WHAT A DIFFERENCE a month makes. On Feb. 5, Secretary of State Colin Powell made the Bush administration's case against Iraq with a show of authority that moved many officials and pundits out of ambivalence and into acceptance. The war came to seem inevitable, which then prompted millions of people to express their opposition in streets around the globe.

The sputtering rage of war opponents and the grandiose abstractions of war advocates both seemed disconnected from the relentless marshaling of troops. War was coming.

And then the events of last week. :
Within a period of a few days, the war policy of the Bush administration suddenly showed signs of incipient collapse.
No one of these developments by itself marks the ultimate reversal of fortune for Bush, but taken together, they indicate that the law of ''unintended consequences,'' which famously unravels the best-laid plans of warriors, may apply this time before the war formally begins.
Unraveling is underway.
Consider what happened as February rolled into March:

~Tony Blair forcefully criticized George W. Bush for his obstinacy on global environmental issues, a truly odd piece of timing for such criticism from a key ally yet a clear effort to get some distance from Washington. Why now?

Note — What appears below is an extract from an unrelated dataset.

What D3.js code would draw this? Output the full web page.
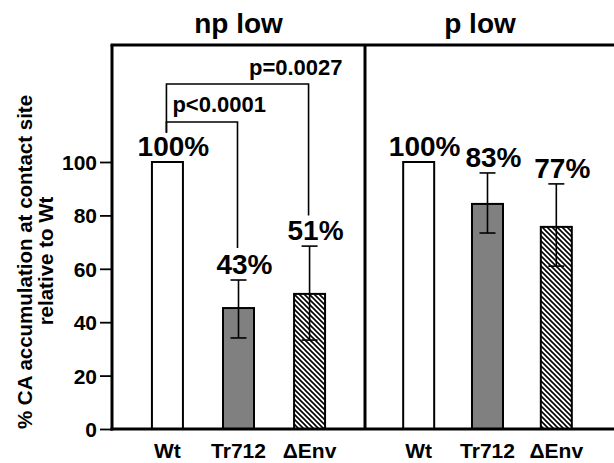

~The president's father chose to give a speech affirming the importance both of multinational cooperation and of realism in dealing with the likes of Saddam Hussein. To say, as the elder Bush did, that getting rid of Hussein in 1991 was not the most important thing is to raise the question of why it has become the absolute now.

~For the first time since the crisis began, Iraq actually began to disarm, destroying Al Samoud 2 missiles and apparently preparing to bring weapons inspectors into the secret world of anthrax and nerve agents. The Bush administration could have claimed this as a victory on which to mount further pressure toward disarmament.

~Instead, the confirmed destruction of Iraqi arms prompted Washington to couple its call for disarmament with the old, diplomatically discredited demand for regime change.

~The Russian foreign minister declared his nation's readiness to use its veto in the Security Council to thwart American hopes for a UN ratification of an invasion.

~Despite Washington's offer of many billions in aid, the Turkish Parliament refused to approve US requests to mount offensive operations from bases in Turkey -- the single largest blow against US war plans yet.